I believe the basic design of the notebook interface is fairly good. The classical format of presenting technical material in serial form using text, equations and diagrams combined in sectional groupings is thousands of years old. It has worked very well, it is what people know, it is the uniform current practice, and it should not be lightly abandoned.
This style can be extended to include active elements, active calculation and various dynamical presentations, both within the notebook or as side windows. Such notebooks can be orders of magnitude superior to static documents. But even working from a familiar and intuitive base style, there is much to learn to implement this. I have gradually evolved a number of principles, some of them adapted from Tufte, but I won't expound on them here other than to say: use a light touch and eliminate any feature that does not clarify an idea or convey information, no matter how nifty it might seem in its own right.

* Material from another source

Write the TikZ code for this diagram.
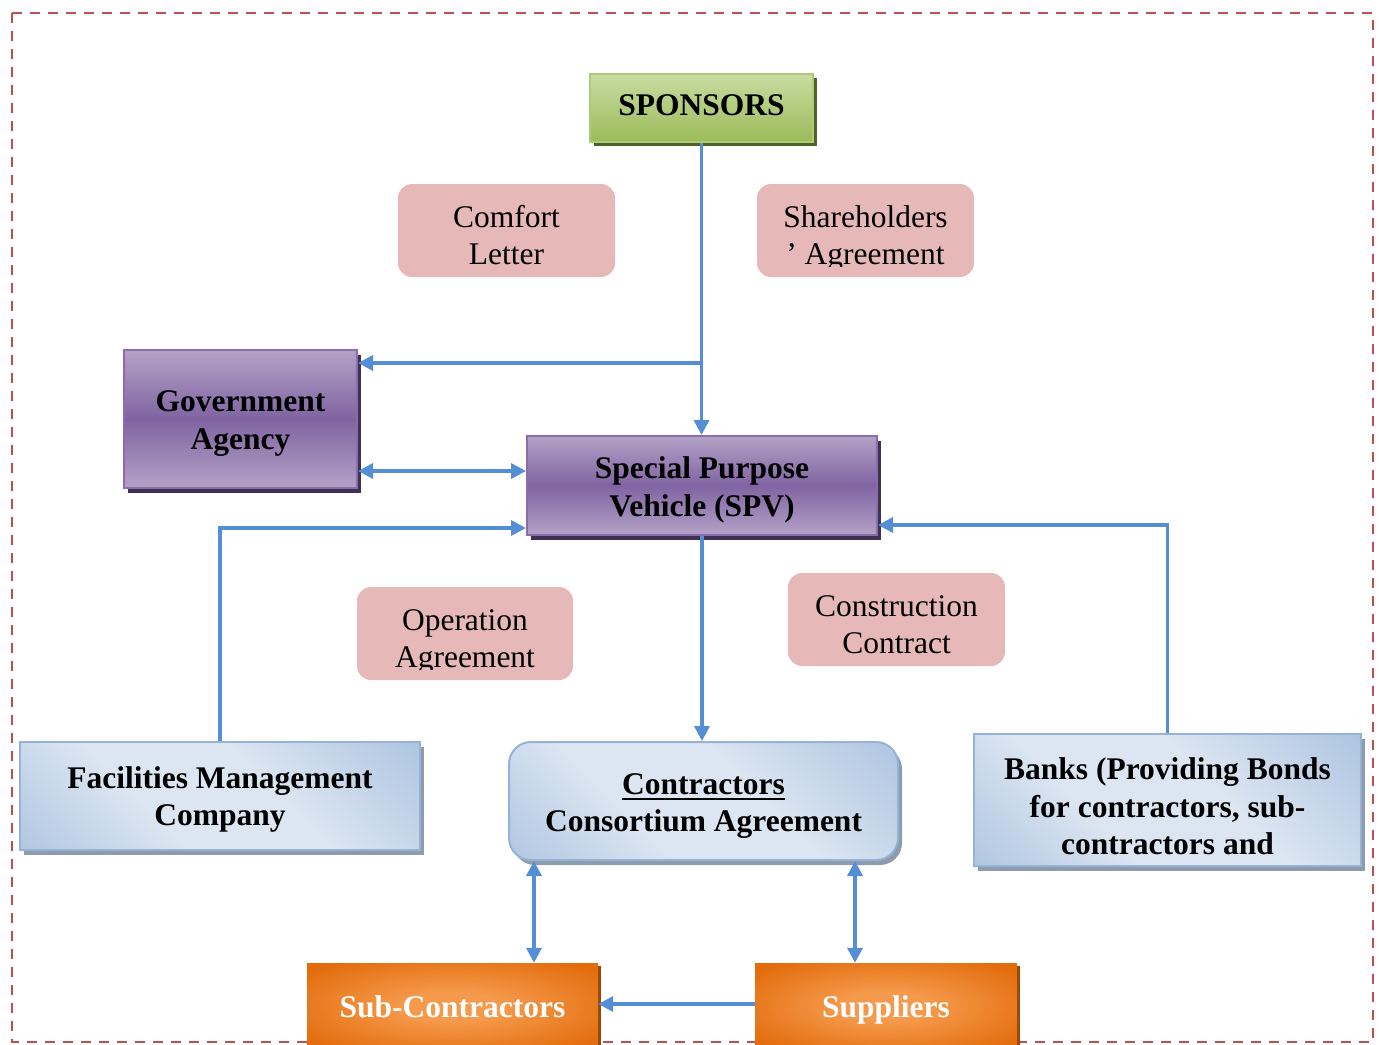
\documentclass[tikz,border=0pt]{standalone}
\usepackage{fontspec}
\setmainfont{Liberation Serif}
\usetikzlibrary{arrows.meta,shadows}

\definecolor{frameRed}{HTML}{C0504D}
\definecolor{linkBlue}{HTML}{558ED5}
\definecolor{notePink}{HTML}{E6B9B8}
\definecolor{gL}{HTML}{C8DCA2}
\definecolor{gD}{HTML}{9BBB59}
\definecolor{gB}{HTML}{AFCB78}
\definecolor{gS}{HTML}{4F6228}
\definecolor{pL}{HTML}{B3A2C7}
\definecolor{pD}{HTML}{8064A2}
\definecolor{pB}{HTML}{8A6DAE}
\definecolor{pS}{HTML}{3F3151}
\definecolor{bL}{HTML}{DCE6F2}
\definecolor{bD}{HTML}{95B3D7}
\definecolor{bS}{HTML}{8E9BAC}
\definecolor{oL}{HTML}{F59A4C}
\definecolor{oD}{HTML}{E36C0C}
\definecolor{oS}{HTML}{984807}

\pgfdeclarehorizontalshading{bluesheen}{100bp}{color(0bp)=(bD); color(38bp)=(bL); color(58bp)=(bL); color(100bp)=(bD)}
\pgfdeclareradialshading{orangeglow}{\pgfpoint{0bp}{0bp}}{color(0bp)=(oL); color(8bp)=(oL); color(32bp)=(oD); color(50bp)=(oD)}

\newcommand{\diagfont}{\fontsize{31.5}{37.5}\selectfont}
% heavy underline that leaves the line spacing alone
\newsavebox{\ulbox}
\newcommand{\heavyul}[1]{\sbox{\ulbox}{#1}\rlap{\rule[-6pt]{\wd\ulbox}{2.4pt}}\usebox{\ulbox}}
% extra room above the first line, pushing a text block down by half of it
\newcommand{\dn}[1]{\rule{0pt}{\dimexpr0.7\baselineskip+#1\relax}}

\begin{document}
\begin{tikzpicture}[x=1pt,y=-1pt,
  every node/.style={align=center, inner sep=0pt, font=\diagfont},
  boldtext/.style={font=\diagfont\bfseries},
  greenbox/.style={boldtext, rectangle, draw=gB, line width=2pt,
    top color=gL, bottom color=gD,
    general shadow={shadow xshift=4pt, shadow yshift=-4pt, fill=gS}},
  purplebox/.style={boldtext, rectangle, draw=pB, line width=2pt,
    top color=pL, bottom color=pL, middle color=pD,
    general shadow={shadow xshift=4pt, shadow yshift=-5pt, fill=pS}},
  bluebox/.style={boldtext, rectangle, draw=bD, line width=2pt,
    shading=bluesheen, shading angle=45,
    general shadow={shadow xshift=4pt, shadow yshift=-5pt, fill=bS}},
  orangebox/.style={boldtext, text=white, rectangle, shading=orangeglow,
    general shadow={shadow xshift=3pt, shadow yshift=-3pt, fill=oS}},
  notebox/.style={rectangle, rounded corners=14pt, fill=notePink,
    path picture={
      \clip (path picture bounding box.north west) rectangle
            ([yshift=11pt]path picture bounding box.south east);
      \node at ([yshift=-8pt]path picture bounding box.center) {#1};
    }},
  link/.style={draw=linkBlue, line width=3.5pt,
    arrows={-Triangle[length=15pt,width=15pt]}},
  link2/.style={link, arrows={Triangle[length=15pt,width=15pt]-Triangle[length=15pt,width=15pt]}}
]
\useasboundingbox (0,0) rectangle (1383,1044);

% dashed outer frame
\draw[frameRed, line width=2pt, dash pattern=on 10pt off 8pt] (12,13) rectangle (1373,1042);

% parties
\node[greenbox, minimum width=223pt, minimum height=68pt] (sp) at (701.5,108) {SPONSORS\strut};
\node[purplebox, minimum width=233pt, minimum height=138pt] (gov) at (240.5,419) {\dn{8pt}Government\strut\\Agency\strut};
\node[purplebox, minimum width=350pt, minimum height=99pt] (spv) at (702,485.5) {\dn{9pt}Special Purpose\strut\\Vehicle (SPV)\strut};
\node[bluebox, minimum width=400pt, minimum height=108pt] (fac) at (220,796) {\dn{7pt}Facilities Management\strut\\Company\strut};
\node[bluebox, rounded corners=22pt, minimum width=389pt, minimum height=118pt] (con) at (703.5,801) {\dn{9pt}\heavyul{Contractors}\strut\\Consortium Agreement\strut};
\node[bluebox, minimum width=387pt, minimum height=126pt] (bk) at (1167.5,800) {\dn{19pt}Banks (Providing Bonds\strut\\for contractors, sub-\strut\\contractors and\strut};
\node[orangebox, minimum width=291pt, minimum height=87pt] (sub) at (452.5,1006.5) {\dn{6pt}Sub-Contractors\strut};
\node[orangebox, minimum width=262pt, minimum height=87pt] (sup) at (886,1006.5) {\dn{6pt}Suppliers\strut};

% agreements
\node[notebox={Comfort\strut\\Letter\strut}, minimum width=217pt, minimum height=93pt] (cl) at (506.5,230.5) {};
\node[notebox={Shareholders\strut\\’ Agreement\strut}, minimum width=217pt, minimum height=93pt] (sh) at (865.5,230.5) {};
\node[notebox={Operation\strut\\Agreement\strut}, minimum width=216pt, minimum height=93pt] (op) at (465,633.5) {};
\node[notebox={Construction\strut\\Contract\strut}, minimum width=217pt, minimum height=93pt] (cc) at (896.5,619.5) {};

% connectors
\coordinate (branch) at (701.5,363);
\draw[link] (sp.south) -- (sp.south |- spv.north);
\draw[link] (branch) -- (gov.east |- branch);
\draw[link2] (gov.east |- 0,471) -- (spv.west |- 0,471);
\draw[link] (fac.north) |- (spv.west |- 0,528);
\draw[link] (bk.north) |- (spv.east |- 0,525);
\draw[link] (spv.south) -- (spv.south |- con.north);
\draw[link2] (con.south -| 534,0) -- (sub.north -| 534,0);
\draw[link2] (con.south -| 855,0) -- (sup.north -| 855,0);
\draw[link] (sup.west |- 0,1004) -- (sub.east |- 0,1004);
\end{tikzpicture}
\end{document}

From: George Woodrow III [mailto:firstname.lastname@example.org]
I think that the real problem is that the notebook interface paradigm has been stretched past its breaking point. I don't think that the same metaphor works for both printed presentation and screen. The recent problems with the default notebook style is in part the result of an effort to satisfy two different requirement sets. (Granted that there are also aesthetic issues -- the use of Arial, the size and color of the Title, Sections, etc.)
Once it became possible to make an entire 'document' with interactive elements, the need for a GUI designer like Interface Builder (or the current Storyboard) should have been obvious.